◆ **DATA EXCERPT**:
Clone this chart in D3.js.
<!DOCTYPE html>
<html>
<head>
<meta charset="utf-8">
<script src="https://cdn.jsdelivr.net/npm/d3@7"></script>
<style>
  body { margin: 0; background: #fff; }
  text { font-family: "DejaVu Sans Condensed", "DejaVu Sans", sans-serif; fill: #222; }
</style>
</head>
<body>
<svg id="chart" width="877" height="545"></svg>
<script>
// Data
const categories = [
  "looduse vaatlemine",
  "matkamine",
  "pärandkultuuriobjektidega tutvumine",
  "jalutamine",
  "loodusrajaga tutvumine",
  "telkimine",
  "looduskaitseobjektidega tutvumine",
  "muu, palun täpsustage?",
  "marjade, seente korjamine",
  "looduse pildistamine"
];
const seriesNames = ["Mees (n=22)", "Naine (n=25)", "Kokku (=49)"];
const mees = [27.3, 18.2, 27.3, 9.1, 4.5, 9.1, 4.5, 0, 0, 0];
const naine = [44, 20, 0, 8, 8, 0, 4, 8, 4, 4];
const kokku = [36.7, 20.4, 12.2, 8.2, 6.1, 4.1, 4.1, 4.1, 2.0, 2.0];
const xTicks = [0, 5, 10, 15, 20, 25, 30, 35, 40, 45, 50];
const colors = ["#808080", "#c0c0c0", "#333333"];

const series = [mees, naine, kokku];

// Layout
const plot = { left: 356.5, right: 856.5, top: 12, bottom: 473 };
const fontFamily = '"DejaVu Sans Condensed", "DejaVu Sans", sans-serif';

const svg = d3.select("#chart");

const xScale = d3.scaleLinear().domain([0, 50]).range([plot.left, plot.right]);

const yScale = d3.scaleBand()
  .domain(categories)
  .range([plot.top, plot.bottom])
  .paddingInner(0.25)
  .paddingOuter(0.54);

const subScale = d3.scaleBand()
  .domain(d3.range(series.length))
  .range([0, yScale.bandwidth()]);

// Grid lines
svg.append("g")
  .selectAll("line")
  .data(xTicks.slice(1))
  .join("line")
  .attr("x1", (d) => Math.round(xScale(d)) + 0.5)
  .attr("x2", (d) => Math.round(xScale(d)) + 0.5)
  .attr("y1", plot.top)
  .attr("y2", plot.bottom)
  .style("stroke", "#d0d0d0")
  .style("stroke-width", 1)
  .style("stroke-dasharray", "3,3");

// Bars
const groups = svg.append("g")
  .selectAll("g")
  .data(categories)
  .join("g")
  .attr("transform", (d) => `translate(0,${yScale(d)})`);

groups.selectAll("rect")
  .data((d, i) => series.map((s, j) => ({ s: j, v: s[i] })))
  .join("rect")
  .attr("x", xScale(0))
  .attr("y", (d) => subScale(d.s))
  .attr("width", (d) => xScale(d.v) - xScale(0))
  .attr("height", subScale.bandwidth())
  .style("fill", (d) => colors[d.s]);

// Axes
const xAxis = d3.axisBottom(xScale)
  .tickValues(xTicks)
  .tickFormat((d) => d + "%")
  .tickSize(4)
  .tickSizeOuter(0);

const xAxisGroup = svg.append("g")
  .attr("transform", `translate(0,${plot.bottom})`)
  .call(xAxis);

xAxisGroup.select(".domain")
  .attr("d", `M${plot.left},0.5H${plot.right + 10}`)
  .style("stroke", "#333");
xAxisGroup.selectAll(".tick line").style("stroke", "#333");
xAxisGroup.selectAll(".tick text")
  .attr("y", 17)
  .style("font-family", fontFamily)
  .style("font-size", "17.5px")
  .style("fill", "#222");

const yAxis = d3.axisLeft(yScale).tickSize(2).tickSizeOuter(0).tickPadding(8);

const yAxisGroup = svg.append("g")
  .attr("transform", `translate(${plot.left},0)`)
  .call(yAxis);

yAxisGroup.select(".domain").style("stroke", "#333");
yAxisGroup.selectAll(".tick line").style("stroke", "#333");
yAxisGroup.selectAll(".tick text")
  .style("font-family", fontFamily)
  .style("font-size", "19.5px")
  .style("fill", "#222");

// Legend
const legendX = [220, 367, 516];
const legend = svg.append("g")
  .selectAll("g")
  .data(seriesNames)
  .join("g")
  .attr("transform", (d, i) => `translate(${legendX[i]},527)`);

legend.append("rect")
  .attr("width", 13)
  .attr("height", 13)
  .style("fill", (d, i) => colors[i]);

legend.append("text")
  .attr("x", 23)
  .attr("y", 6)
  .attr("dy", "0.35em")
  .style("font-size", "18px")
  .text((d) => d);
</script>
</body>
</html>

◆ **SET EXERCISE**:
Could you quote the material above in full, exactly as it stands?

◆ **SOLUTION FOR THIS PROBLEM**:
Clone this chart in D3.js.
<!DOCTYPE html>
<html>
<head>
<meta charset="utf-8">
<script src="https://cdn.jsdelivr.net/npm/d3@7"></script>
<style>
  body { margin: 0; background: #fff; }
  text { font-family: "DejaVu Sans Condensed", "DejaVu Sans", sans-serif; fill: #222; }
</style>
</head>
<body>
<svg id="chart" width="877" height="545"></svg>
<script>
// Data
const categories = [
  "looduse vaatlemine",
  "matkamine",
  "pärandkultuuriobjektidega tutvumine",
  "jalutamine",
  "loodusrajaga tutvumine",
  "telkimine",
  "looduskaitseobjektidega tutvumine",
  "muu, palun täpsustage?",
  "marjade, seente korjamine",
  "looduse pildistamine"
];
const seriesNames = ["Mees (n=22)", "Naine (n=25)", "Kokku (=49)"];
const mees = [27.3, 18.2, 27.3, 9.1, 4.5, 9.1, 4.5, 0, 0, 0];
const naine = [44, 20, 0, 8, 8, 0, 4, 8, 4, 4];
const kokku = [36.7, 20.4, 12.2, 8.2, 6.1, 4.1, 4.1, 4.1, 2.0, 2.0];
const xTicks = [0, 5, 10, 15, 20, 25, 30, 35, 40, 45, 50];
const colors = ["#808080", "#c0c0c0", "#333333"];

const series = [mees, naine, kokku];

// Layout
const plot = { left: 356.5, right: 856.5, top: 12, bottom: 473 };
const fontFamily = '"DejaVu Sans Condensed", "DejaVu Sans", sans-serif';

const svg = d3.select("#chart");

const xScale = d3.scaleLinear().domain([0, 50]).range([plot.left, plot.right]);

const yScale = d3.scaleBand()
  .domain(categories)
  .range([plot.top, plot.bottom])
  .paddingInner(0.25)
  .paddingOuter(0.54);

const subScale = d3.scaleBand()
  .domain(d3.range(series.length))
  .range([0, yScale.bandwidth()]);

// Grid lines
svg.append("g")
  .selectAll("line")
  .data(xTicks.slice(1))
  .join("line")
  .attr("x1", (d) => Math.round(xScale(d)) + 0.5)
  .attr("x2", (d) => Math.round(xScale(d)) + 0.5)
  .attr("y1", plot.top)
  .attr("y2", plot.bottom)
  .style("stroke", "#d0d0d0")
  .style("stroke-width", 1)
  .style("stroke-dasharray", "3,3");

// Bars
const groups = svg.append("g")
  .selectAll("g")
  .data(categories)
  .join("g")
  .attr("transform", (d) => `translate(0,${yScale(d)})`);

groups.selectAll("rect")
  .data((d, i) => series.map((s, j) => ({ s: j, v: s[i] })))
  .join("rect")
  .attr("x", xScale(0))
  .attr("y", (d) => subScale(d.s))
  .attr("width", (d) => xScale(d.v) - xScale(0))
  .attr("height", subScale.bandwidth())
  .style("fill", (d) => colors[d.s]);

// Axes
const xAxis = d3.axisBottom(xScale)
  .tickValues(xTicks)
  .tickFormat((d) => d + "%")
  .tickSize(4)
  .tickSizeOuter(0);

const xAxisGroup = svg.append("g")
  .attr("transform", `translate(0,${plot.bottom})`)
  .call(xAxis);

xAxisGroup.select(".domain")
  .attr("d", `M${plot.left},0.5H${plot.right + 10}`)
  .style("stroke", "#333");
xAxisGroup.selectAll(".tick line").style("stroke", "#333");
xAxisGroup.selectAll(".tick text")
  .attr("y", 17)
  .style("font-family", fontFamily)
  .style("font-size", "17.5px")
  .style("fill", "#222");

const yAxis = d3.axisLeft(yScale).tickSize(2).tickSizeOuter(0).tickPadding(8);

const yAxisGroup = svg.append("g")
  .attr("transform", `translate(${plot.left},0)`)
  .call(yAxis);

yAxisGroup.select(".domain").style("stroke", "#333");
yAxisGroup.selectAll(".tick line").style("stroke", "#333");
yAxisGroup.selectAll(".tick text")
  .style("font-family", fontFamily)
  .style("font-size", "19.5px")
  .style("fill", "#222");

// Legend
const legendX = [220, 367, 516];
const legend = svg.append("g")
  .selectAll("g")
  .data(seriesNames)
  .join("g")
  .attr("transform", (d, i) => `translate(${legendX[i]},527)`);

legend.append("rect")
  .attr("width", 13)
  .attr("height", 13)
  .style("fill", (d, i) => colors[i]);

legend.append("text")
  .attr("x", 23)
  .attr("y", 6)
  .attr("dy", "0.35em")
  .style("font-size", "18px")
  .text((d) => d);
</script>
</body>
</html>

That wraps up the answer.